Supplied records:
---

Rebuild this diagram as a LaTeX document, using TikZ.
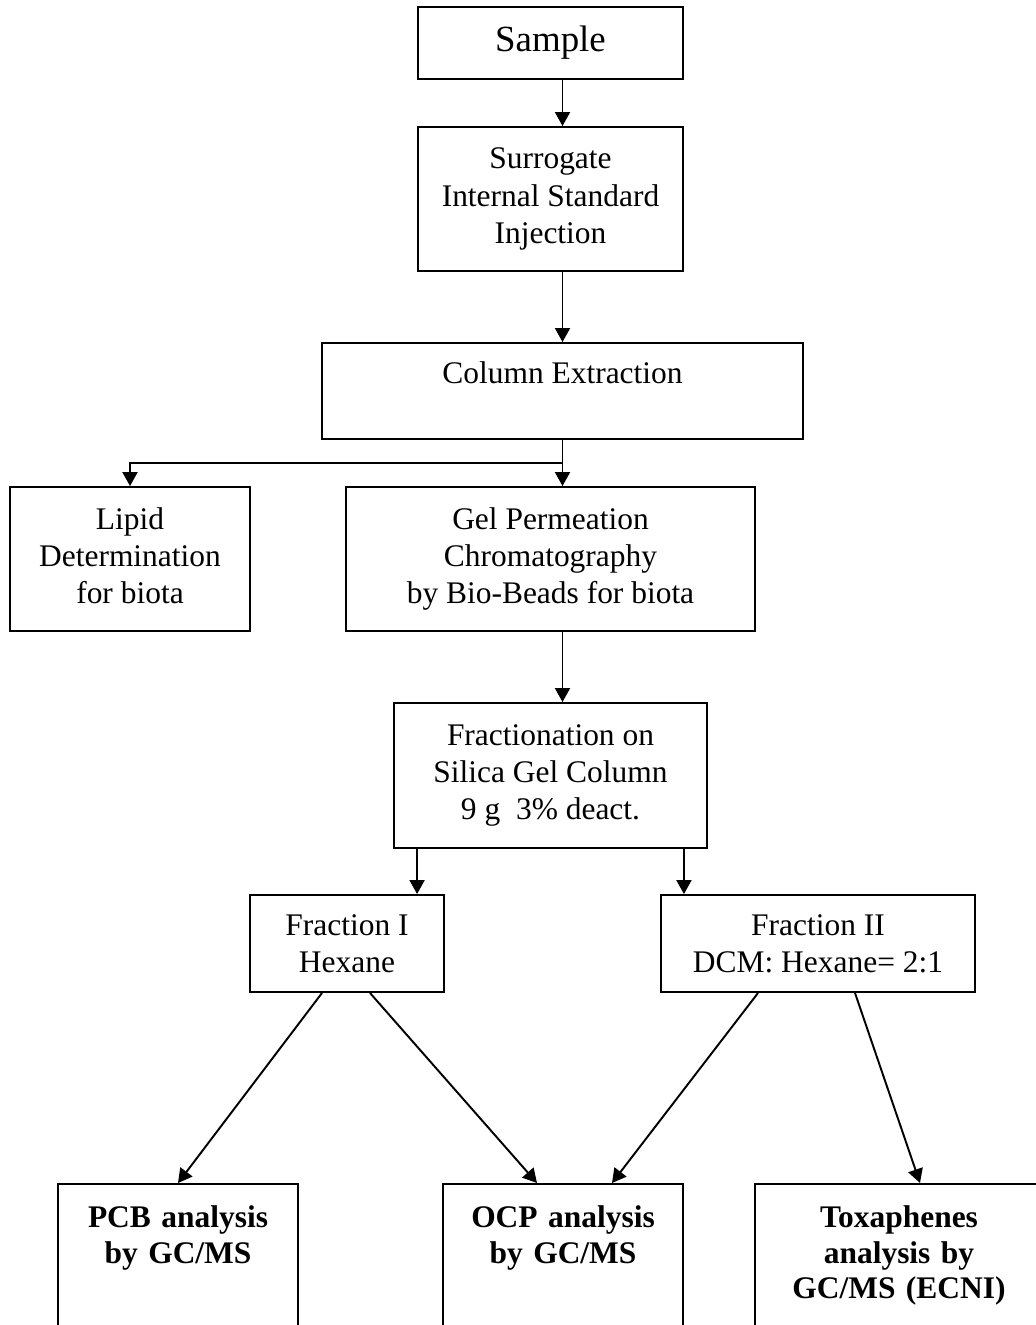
\documentclass[tikz,border=0pt]{standalone}
\usepackage{fontspec}
\setmainfont{Liberation Serif}
\usetikzlibrary{arrows.meta}

\begin{document}
\begin{tikzpicture}[x=0.02cm,y=-0.02cm,->,>={Triangle[length=0.28cm,width=0.3cm]},
        line width=1.1pt,
        box/.style={draw,rectangle,align=center,inner sep=0pt,
          font=\fontsize{17.9}{21.1}\selectfont},
        result/.style={box,anchor=north,minimum width=4.8cm,text width=4.6cm,inner ysep=0.44cm,
          text height=0.44cm,text depth=3cm,
          font=\fontsize{17.9}{20}\selectfont\bfseries}]

  \useasboundingbox (0,0) rectangle (1035,1325);

  \node[box,minimum width=5.3cm,minimum height=1.44cm,font=\fontsize{21}{25}\selectfont] (Sample) at (550.5,43) {Sample};
  \node[box,minimum width=5.3cm,minimum height=2.88cm] (Surrogate) at (550.5,199) {Surrogate\\Internal Standard\\Injection};
  \node[box,minimum width=9.62cm,inner ysep=0.37cm,text height=0.43cm,text depth=0.75cm] (ColExt) at (562.5,391) {Column Extraction};

  \node[box,minimum width=4.8cm,minimum height=2.88cm,text depth=0.15cm] (Lipid) at (130,559) {Lipid\\Determination\\for biota};
  \node[box,minimum width=8.18cm,minimum height=2.88cm] (Gel) at (550.5,559) {Gel Permeation\\Chromatography\\by Bio-Beads for biota};
  \node[box,minimum width=6.26cm,minimum height=2.9cm] (Fract) at (550.5,775.5) {Fractionation on\\Silica Gel Column\\9 g~~3\% deact.};

  \node[box,minimum width=3.88cm,minimum height=1.94cm] (Frac1) at (347,943.5) {Fraction I\\Hexane};
  \node[box,minimum width=6.28cm,minimum height=1.94cm] (Frac2) at (818,943.5) {Fraction II\\DCM: Hexane= 2:1};

  \node[result] (PCB) at (178,1183) {PCB analysis\\by GC/MS};
  \node[result] (OCP) at (563,1183) {OCP analysis\\by GC/MS};
  \node[result,minimum width=5.76cm,text width=5.5cm] (Tox) at (899,1183) {Toxaphenes\\analysis by\\GC/MS (ECNI)};

  \coordinate (Split) at (562.5,463);
  \coordinate (Fr1) at ([xshift=0.48cm]Fract.south west);
  \coordinate (Fr2) at ([xshift=-0.48cm]Fract.south east);

  \draw[-] (ColExt.south) -- (Split);
  \draw (Split) -| (Lipid.north);

  \path (Sample.south -| ColExt) edge (Surrogate.north -| ColExt)
        (Surrogate.south -| ColExt) edge (ColExt.north)
        (Split) edge (Gel.north -| Split)
        (Gel.south -| Split) edge (Fract.north -| Split)

        (Fr1) edge (Fr1 |- Frac1.north)
        (Fr2) edge (Fr2 |- Frac2.north)

        ([xshift=-0.5cm]Frac1.south) edge (PCB.north)
        ([xshift=0.46cm]Frac1.south) edge ([xshift=-0.52cm]OCP.north)
        ([xshift=-1.2cm]Frac2.south) edge ([xshift=0.98cm]OCP.north)
        ([xshift=0.74cm]Frac2.south) edge ([xshift=0.42cm]Tox.north);
\end{tikzpicture}
\end{document}
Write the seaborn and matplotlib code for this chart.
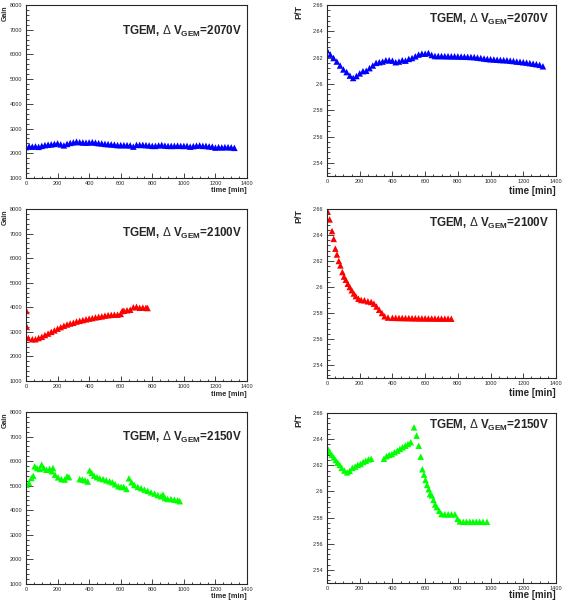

---

Given problem:
Reproduce the material in full, word for word, and omit the pictures.

Response to this task:
Rebuild this diagram as a LaTeX document, using TikZ.
\documentclass[tikz,border=0pt]{standalone}
\usepackage{fontspec}
\setmainfont{Liberation Serif}
\usetikzlibrary{arrows.meta}

\begin{document}
\begin{tikzpicture}[x=0.02cm,y=-0.02cm,->,>={Triangle[length=0.28cm,width=0.3cm]},
        line width=1.1pt,
        box/.style={draw,rectangle,align=center,inner sep=0pt,
          font=\fontsize{17.9}{21.1}\selectfont},
        result/.style={box,anchor=north,minimum width=4.8cm,text width=4.6cm,inner ysep=0.44cm,
          text height=0.44cm,text depth=3cm,
          font=\fontsize{17.9}{20}\selectfont\bfseries}]

  \useasboundingbox (0,0) rectangle (1035,1325);

  \node[box,minimum width=5.3cm,minimum height=1.44cm,font=\fontsize{21}{25}\selectfont] (Sample) at (550.5,43) {Sample};
  \node[box,minimum width=5.3cm,minimum height=2.88cm] (Surrogate) at (550.5,199) {Surrogate\\Internal Standard\\Injection};
  \node[box,minimum width=9.62cm,inner ysep=0.37cm,text height=0.43cm,text depth=0.75cm] (ColExt) at (562.5,391) {Column Extraction};

  \node[box,minimum width=4.8cm,minimum height=2.88cm,text depth=0.15cm] (Lipid) at (130,559) {Lipid\\Determination\\for biota};
  \node[box,minimum width=8.18cm,minimum height=2.88cm] (Gel) at (550.5,559) {Gel Permeation\\Chromatography\\by Bio-Beads for biota};
  \node[box,minimum width=6.26cm,minimum height=2.9cm] (Fract) at (550.5,775.5) {Fractionation on\\Silica Gel Column\\9 g~~3\% deact.};

  \node[box,minimum width=3.88cm,minimum height=1.94cm] (Frac1) at (347,943.5) {Fraction I\\Hexane};
  \node[box,minimum width=6.28cm,minimum height=1.94cm] (Frac2) at (818,943.5) {Fraction II\\DCM: Hexane= 2:1};

  \node[result] (PCB) at (178,1183) {PCB analysis\\by GC/MS};
  \node[result] (OCP) at (563,1183) {OCP analysis\\by GC/MS};
  \node[result,minimum width=5.76cm,text width=5.5cm] (Tox) at (899,1183) {Toxaphenes\\analysis by\\GC/MS (ECNI)};

  \coordinate (Split) at (562.5,463);
  \coordinate (Fr1) at ([xshift=0.48cm]Fract.south west);
  \coordinate (Fr2) at ([xshift=-0.48cm]Fract.south east);

  \draw[-] (ColExt.south) -- (Split);
  \draw (Split) -| (Lipid.north);

  \path (Sample.south -| ColExt) edge (Surrogate.north -| ColExt)
        (Surrogate.south -| ColExt) edge (ColExt.north)
        (Split) edge (Gel.north -| Split)
        (Gel.south -| Split) edge (Fract.north -| Split)

        (Fr1) edge (Fr1 |- Frac1.north)
        (Fr2) edge (Fr2 |- Frac2.north)

        ([xshift=-0.5cm]Frac1.south) edge (PCB.north)
        ([xshift=0.46cm]Frac1.south) edge ([xshift=-0.52cm]OCP.north)
        ([xshift=-1.2cm]Frac2.south) edge ([xshift=0.98cm]OCP.north)
        ([xshift=0.74cm]Frac2.south) edge ([xshift=0.42cm]Tox.north);
\end{tikzpicture}
\end{document}
Write the seaborn and matplotlib code for this chart.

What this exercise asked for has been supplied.